12-02-13:Susan Stinson Sees the 'Spider in a Tree'
Blessed in the Hands of An Unknowable God
It's easy to dismiss what we believe to be the extremes, to chalk them up as anomalies in an otherwise orderly universe. But what we see as extreme never believes itself to be so. From within, the most extreme behaviors and beliefs seem perfectly reasonable. Jonathan Edwards, the 18th century Calvinist preacher certainly thought himself right and proper, even as he made himself the benchmark for the extremities of Christian doctrine.
With 'Spider in a Tree,' Susan Stinson takes us inside the mind of Jonathan Edwards, and those around him; his wife, Sarah, a slave, Leah and more. Stinson's exemplary empathy towards her characters brings a delicate but powerful interior life to this intense novel. The subtle threads that connect them, the powerful beliefs that drove them, the internal conflicts that absolute power creates are orchestrated into a tidal surge of story. 'Spider in a a Tree' spins a very clever web.
Edwards is most famous for his sermon titled "Sinners in the Hands of an Angry God," the inception point for the most extreme beliefs that haunt us even to this day. But the man who crafted these words was not a simple zealot, as any examination of his work will quickly reveal. As the centerpiece of 'Spider in a Tree,' Edwards proves to be a much more twisty character than we might have imagined.
Stinson's vision of Edwards is as powerful and commanding as his words, which are well worth reading, and found in well-selected excepts in the text. He was a man who saw the Lord God permeating every nook and cranny of the world; and a slaveholder as well. In a sense, he did have a proto-scientific understanding of the world. The contradiction is shattering, but Stinson perfectly captures our ability, so prevalent in the most intelligent humans, to hold contradictory beliefs.
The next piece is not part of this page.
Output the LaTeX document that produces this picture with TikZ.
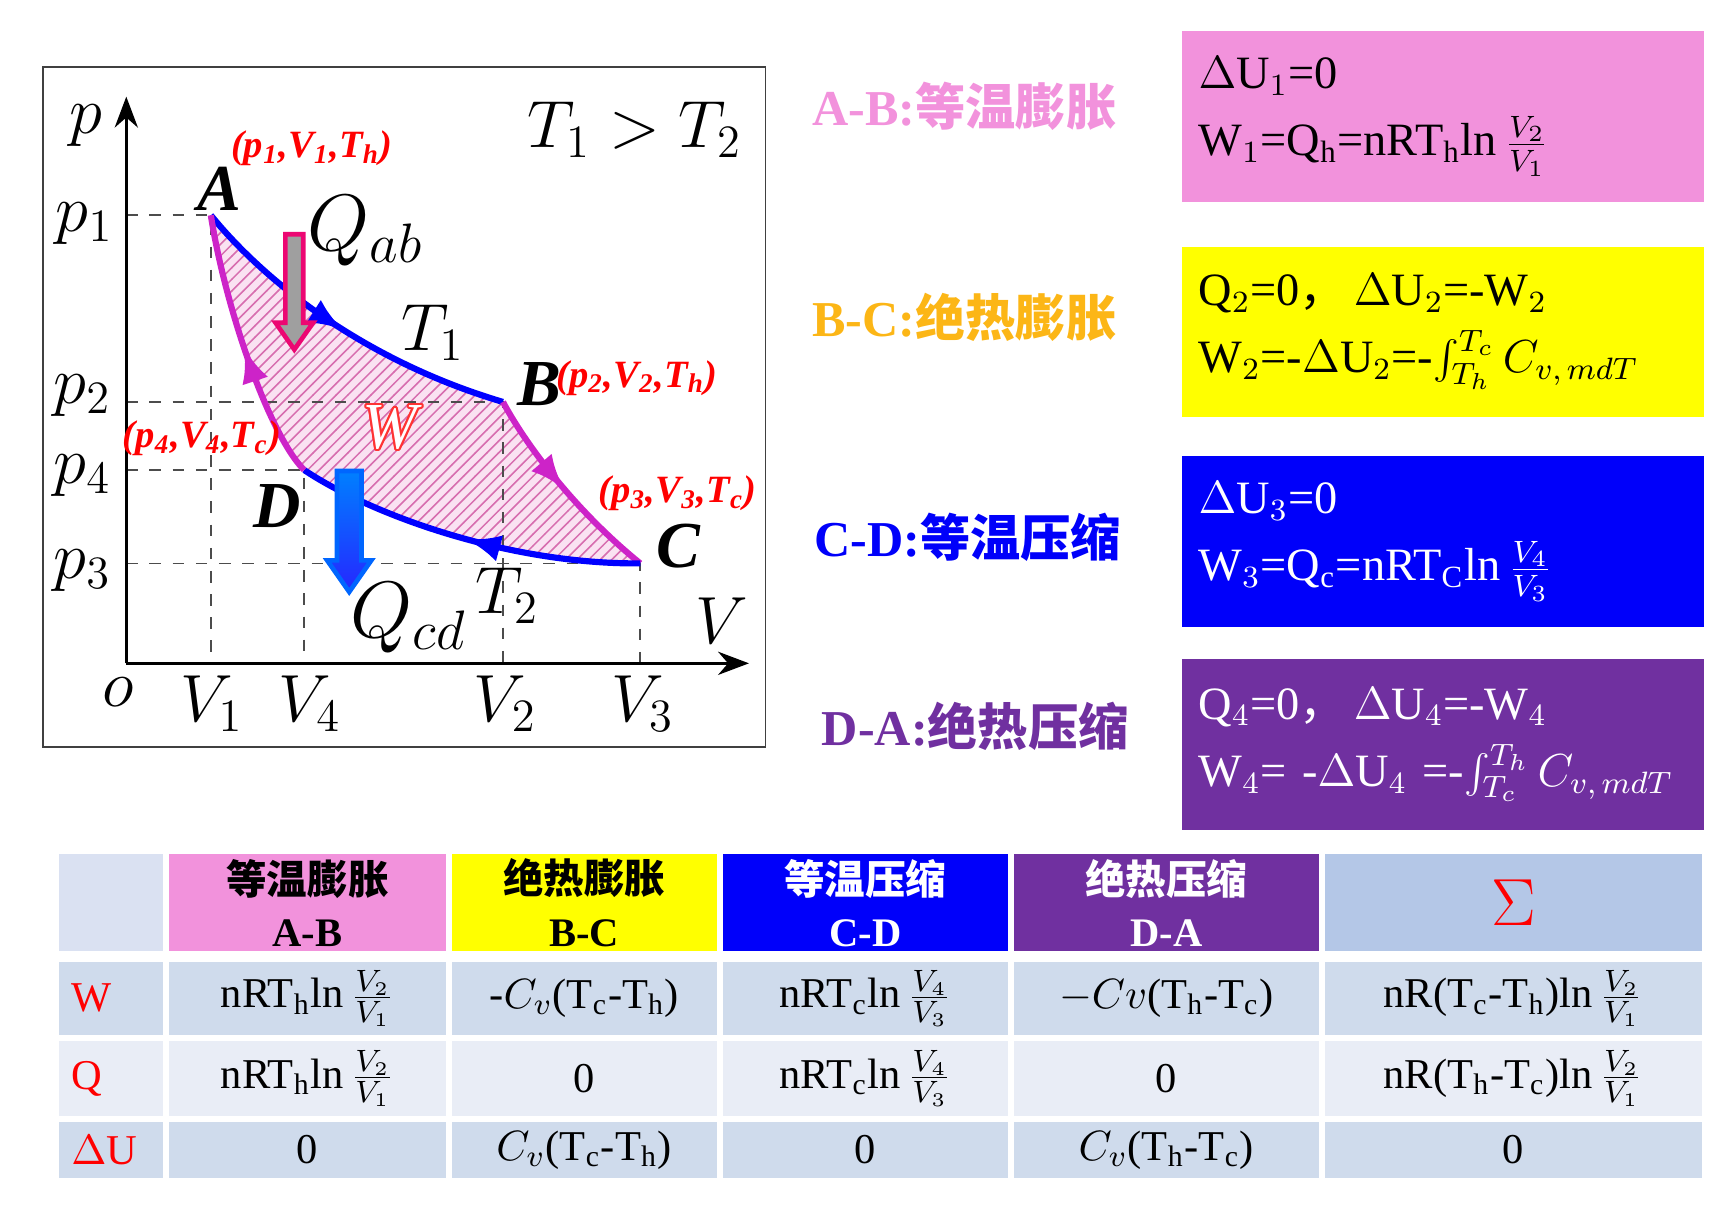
\documentclass[tikz,border=0pt]{standalone}
\usepackage{fontspec}
\setmainfont{Liberation Serif}
\newfontfamily\cjk{Noto Sans CJK SC}
\usepackage{contour}
\usetikzlibrary{arrows.meta, patterns, decorations.markings, shapes.arrows}

\definecolor{abpink}{RGB}{242,146,220}
\definecolor{bcgold}{RGB}{252,182,22}
\definecolor{bcyellow}{RGB}{255,255,0}
\definecolor{cdblue}{RGB}{0,0,250}
\definecolor{dapurple}{RGB}{112,48,160}
\definecolor{cellhead}{RGB}{218,225,242}
\definecolor{cellsum}{RGB}{180,199,231}
\definecolor{celldark}{RGB}{207,219,236}
\definecolor{celllight}{RGB}{233,237,246}
\definecolor{adiacol}{RGB}{205,35,200}
\definecolor{hatchbg}{RGB}{250,226,242}
\definecolor{hatchline}{RGB}{215,110,175}

\tikzstyle{dashline} = [dashed, black!70, thin]
\tikzstyle{isotherm} = [draw=blue, line width=1.6pt, postaction={decorate}, decoration={markings, mark=at position 0.5 with {\arrow{Latex[length=9pt,width=7pt]}}}]
\tikzstyle{adiabat} = [draw=adiacol, line width=1.6pt, postaction={decorate}, decoration={markings, mark=at position 0.5 with {\arrow{Latex[length=9pt,width=7pt]}}}]
\tikzstyle{axlabel} = [font=\fontsize{18}{18}\selectfont, inner sep=0pt]
\tikzstyle{pointlabel} = [font=\fontsize{17}{17}\selectfont\bfseries\itshape, inner sep=0pt]
\tikzstyle{statelabel} = [text=red, font=\fontsize{10}{10}\selectfont\bfseries\itshape, inner sep=0pt]
\tikzstyle{heatarrow} = [single arrow, rotate=-90, single arrow tip angle=70, line width=1.2pt]
\tikzstyle{title} = [font=\fontsize{13}{13}\selectfont\bfseries, inner sep=0pt]
\tikzstyle{formbox} = [rectangle, minimum width=4.75cm, minimum height=1.55cm, text width=4.45cm, inner sep=0.15cm, align=left, font=\fontsize{12}{17.5}\selectfont]
\tikzstyle{cell} = [rectangle, draw=white, line width=1pt, inner sep=0pt, align=center, font=\fontsize{11}{15}\selectfont]
\tikzstyle{headcell} = [cell, minimum height=0.92cm, font=\fontsize{10.5}{13.5}\selectfont\bfseries]

\begin{document}
\begin{tikzpicture}[x=0.01cm, y=-0.01cm]
    \useasboundingbox (0,0) rectangle (1568,1109);

    % p-V diagram
    \draw[black!75] (39,61) rectangle (697,680);
    \coordinate (O) at (115,604);
    \coordinate (ytop) at (115,88);
    \coordinate (xend) at (682,604);
    \coordinate (A) at (192,196);
    \coordinate (B) at (458,366);
    \coordinate (C) at (583,513);
    \coordinate (D) at (277,428);

    \path[fill=hatchbg, postaction={pattern=north east lines, pattern color=hatchline}]
        (A) .. controls (240,255) and (330,328) .. (B)
        .. controls (476,400) and (520,462) .. (C)
        .. controls (465,514) and (340,470) .. (D)
        .. controls (245,396) and (205,280) .. (A) -- cycle;

    \draw[dashline] (O |- A) -- (A) -- (A |- O);
    \draw[dashline] (O |- B) -- (B) -- (B |- O);
    \draw[dashline] (O |- C) -- (C) -- (C |- O);
    \draw[dashline] (O |- D) -- (D) -- (D |- O);

    \draw[-{Stealth[length=8pt]}, thick] (O) -- (ytop);
    \draw[-{Stealth[length=8pt]}, thick] (O) -- (xend);

    \draw[isotherm] (A) .. controls (240,255) and (330,328) .. (B);
    \draw[adiabat] (B) .. controls (476,400) and (520,462) .. (C);
    \draw[isotherm] (C) .. controls (465,514) and (340,470) .. (D);
    \draw[adiabat] (D) .. controls (245,396) and (205,280) .. (A);

    \node (qabarrow) [heatarrow, draw=magenta!75!red, fill=gray!75, inner sep=0.06cm, single arrow head extend=0.09cm, minimum height=1.05cm] at (268,260) {};
    \node (qcdarrow) [heatarrow, draw=blue!60!cyan, top color=blue!50!cyan, bottom color=blue!85, inner sep=0.09cm, single arrow head extend=0.09cm, minimum height=1.1cm] at (318,476) {};

    \node (plab) [axlabel] at (78,114) {$p$};
    \node (p1lab) [axlabel] at (77,204) {$p_1$};
    \node (p2lab) [axlabel] at (75,360) {$p_2$};
    \node (p4lab) [axlabel] at (75,433) {$p_4$};
    \node (p3lab) [axlabel] at (75,520) {$p_3$};
    \node (olab) [axlabel] at (108,630) {$o$};
    \node (v1lab) [axlabel] at (193,641) {$V_1$};
    \node (v4lab) [axlabel] at (282,641) {$V_4$};
    \node (v2lab) [axlabel] at (460,641) {$V_2$};
    \node (v3lab) [axlabel] at (585,641) {$V_3$};
    \node (vlab) [axlabel] at (657,565) {$V$};
    \node (t1lab) [axlabel] at (394,303) {$T_1$};
    \node (t2lab) [axlabel] at (462,542) {$T_2$};
    \node (tcmp) [axlabel] at (578,118) {$T_1 > T_2$};
    \node (qablab) [axlabel, font=\fontsize{21}{21}\selectfont] at (333,210) {$Q_{ab}$};
    \node (qcdlab) [axlabel, font=\fontsize{21}{21}\selectfont] at (372,563) {$Q_{cd}$};
    \node (wlab) [inner sep=0pt, font=\fontsize{17}{17}\selectfont\itshape] at (355,390) {\contourlength{0.5pt}\contour{red!80}{\textcolor{white}{W}}};

    \node (alab) [pointlabel] at (200,172) {A};
    \node (blab) [pointlabel] at (491,350) {B};
    \node (clab) [pointlabel] at (618,497) {C};
    \node (dlab) [pointlabel] at (252,461) {D};
    \node (astate) [statelabel] at (284,135) {(p\textsubscript{1},V\textsubscript{1},T\textsubscript{h})};
    \node (bstate) [statelabel] at (580,344) {(p\textsubscript{2},V\textsubscript{2},T\textsubscript{h})};
    \node (cstate) [statelabel] at (617,449) {(p\textsubscript{3},V\textsubscript{3},T\textsubscript{c})};
    \node (dstate) [statelabel] at (184,399) {(p\textsubscript{4},V\textsubscript{4},T\textsubscript{c})};

    % Process boxes
    \node (abtitle) [title, text=abpink] at (878,97) {A-B:{\cjk 等温膨胀}};
    \node (bctitle) [title, text=bcgold] at (878,289) {B-C:{\cjk 绝热膨胀}};
    \node (cdtitle) [title, text=cdblue] at (881,489) {C-D:{\cjk 等温压缩}};
    \node (datitle) [title, text=dapurple] at (888,661) {D-A:{\cjk 绝热压缩}};

    \node (abbox) [formbox, fill=abpink] at (1314,106) {$\Delta$U$_1$=0\\W$_1$=Q$_\mathrm{h}$=nRT$_\mathrm{h}$ln\,$\frac{V_2}{V_1}$};
    \node (bcbox) [formbox, fill=bcyellow] at (1314,302) {Q$_2$=0{\cjk ，}\,$\Delta$U$_2$=-W$_2$\\W$_2$=-$\Delta$U$_2$=-$\int_{T_h}^{T_c}C_{v,\,mdT}$};
    \node (cdbox) [formbox, fill=cdblue, text=white] at (1314,493) {$\Delta$U$_3$=0\\W$_3$=Q$_\mathrm{c}$=nRT$_\mathrm{C}$ln\,$\frac{V_4}{V_3}$};
    \node (dabox) [formbox, fill=dapurple, text=white] at (1314,678) {Q$_4$=0{\cjk ，}\,$\Delta$U$_4$=-W$_4$\\W$_4$=~-$\Delta$U$_4$~=-$\int_{T_c}^{T_h}C_{v,\,mdT}$};

    % Table
    \node (h0) [headcell, fill=cellhead, minimum width=0.98cm] at (101,822) {};
    \node (h1) [headcell, fill=abpink, minimum width=2.56cm] at (280,822) {{\cjk 等温膨胀}\\A-B};
    \node (h2) [headcell, fill=bcyellow, minimum width=2.45cm] at (532,822) {{\cjk 绝热膨胀}\\B-C};
    \node (h3) [headcell, fill=cdblue, text=white, minimum width=2.63cm] at (788,822) {{\cjk 等温压缩}\\C-D};
    \node (h4) [headcell, fill=dapurple, text=white, minimum width=2.81cm] at (1062,822) {{\cjk 绝热压缩}\\D-A};
    \node (h5) [headcell, fill=cellsum, text=red, minimum width=3.47cm, font=\fontsize{16}{16}\selectfont] at (1378,822) {$\Sigma$};

    \node (w0) [cell, fill=celldark, minimum width=0.98cm, minimum height=0.70cm, text width=0.72cm, align=left, text=red] at (101,909) {W};
    \node (w1) [cell, fill=celldark, minimum width=2.56cm, minimum height=0.70cm] at (280,909) {nRT$_\mathrm{h}$ln\,$\frac{V_2}{V_1}$};
    \node (w2) [cell, fill=celldark, minimum width=2.45cm, minimum height=0.70cm] at (532,909) {-$C_v$(T$_\mathrm{c}$-T$_\mathrm{h}$)};
    \node (w3) [cell, fill=celldark, minimum width=2.63cm, minimum height=0.70cm] at (788,909) {nRT$_\mathrm{c}$ln\,$\frac{V_4}{V_3}$};
    \node (w4) [cell, fill=celldark, minimum width=2.81cm, minimum height=0.70cm] at (1062,909) {$-Cv$(T$_\mathrm{h}$-T$_\mathrm{c}$)};
    \node (w5) [cell, fill=celldark, minimum width=3.47cm, minimum height=0.70cm] at (1378,909) {nR(T$_\mathrm{c}$-T$_\mathrm{h}$)ln\,$\frac{V_2}{V_1}$};

    \node (q0) [cell, fill=celllight, minimum width=0.98cm, minimum height=0.72cm, text width=0.72cm, align=left, text=red] at (101,982) {Q};
    \node (q1) [cell, fill=celllight, minimum width=2.56cm, minimum height=0.72cm] at (280,982) {nRT$_\mathrm{h}$ln\,$\frac{V_2}{V_1}$};
    \node (q2) [cell, fill=celllight, minimum width=2.45cm, minimum height=0.72cm] at (532,982) {0};
    \node (q3) [cell, fill=celllight, minimum width=2.63cm, minimum height=0.72cm] at (788,982) {nRT$_\mathrm{c}$ln\,$\frac{V_4}{V_3}$};
    \node (q4) [cell, fill=celllight, minimum width=2.81cm, minimum height=0.72cm] at (1062,982) {0};
    \node (q5) [cell, fill=celllight, minimum width=3.47cm, minimum height=0.72cm] at (1378,982) {nR(T$_\mathrm{h}$-T$_\mathrm{c}$)ln\,$\frac{V_2}{V_1}$};

    \node (u0) [cell, fill=celldark, minimum width=0.98cm, minimum height=0.55cm, text width=0.72cm, align=left, text=red] at (101,1047) {$\Delta$U};
    \node (u1) [cell, fill=celldark, minimum width=2.56cm, minimum height=0.55cm] at (280,1047) {0};
    \node (u2) [cell, fill=celldark, minimum width=2.45cm, minimum height=0.55cm] at (532,1047) {$C_v$(T$_\mathrm{c}$-T$_\mathrm{h}$)};
    \node (u3) [cell, fill=celldark, minimum width=2.63cm, minimum height=0.55cm] at (788,1047) {0};
    \node (u4) [cell, fill=celldark, minimum width=2.81cm, minimum height=0.55cm] at (1062,1047) {$C_v$(T$_\mathrm{h}$-T$_\mathrm{c}$)};
    \node (u5) [cell, fill=celldark, minimum width=3.47cm, minimum height=0.55cm] at (1378,1047) {0};

\end{tikzpicture}
\end{document}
Stinson has also done the research to bring the personal quirks of the man to life as well; we see him writing sermons in a tree and later are treated to the vision of a spider of the eight-legged variety. Stinson brings to life both Edwards' wife and his slave, and the clash of inner lives and visions drives the plotting of the novel. Edwards was a powerful man in his community, and as with any man of power, he was not necessarily well-liked.
'Spider in a Tree' captures the last gasp of a pre-science world, and builds that world exquisitely. Edwards and his flock saw the world as suffused with God, and imbued with meaning that was not obvious. Stinson's vision of an early American community living in what to our understanding, is a sort of "magic realism" manages to be both beautifully written and feels historically correct. She understands that the past is a different country, not just the present without electricity.
Ultimately, 'Spider in a Tree' is a lesson in what not to expect. Stinson eludes the clichés usually associated with religious extremism to peel away the humans underneath. We speak of a loving God, who asks us to embark upon a deadly war. We most easily see the sins in others that we are ourselves guilty of. Every ambition to perfect ourselves has a very human cost. As we reach for what we decide is the divine, we reveal our most fragile human frailties. Words cannot capture us; but we in all our human hubris, are quite inclined to capture words.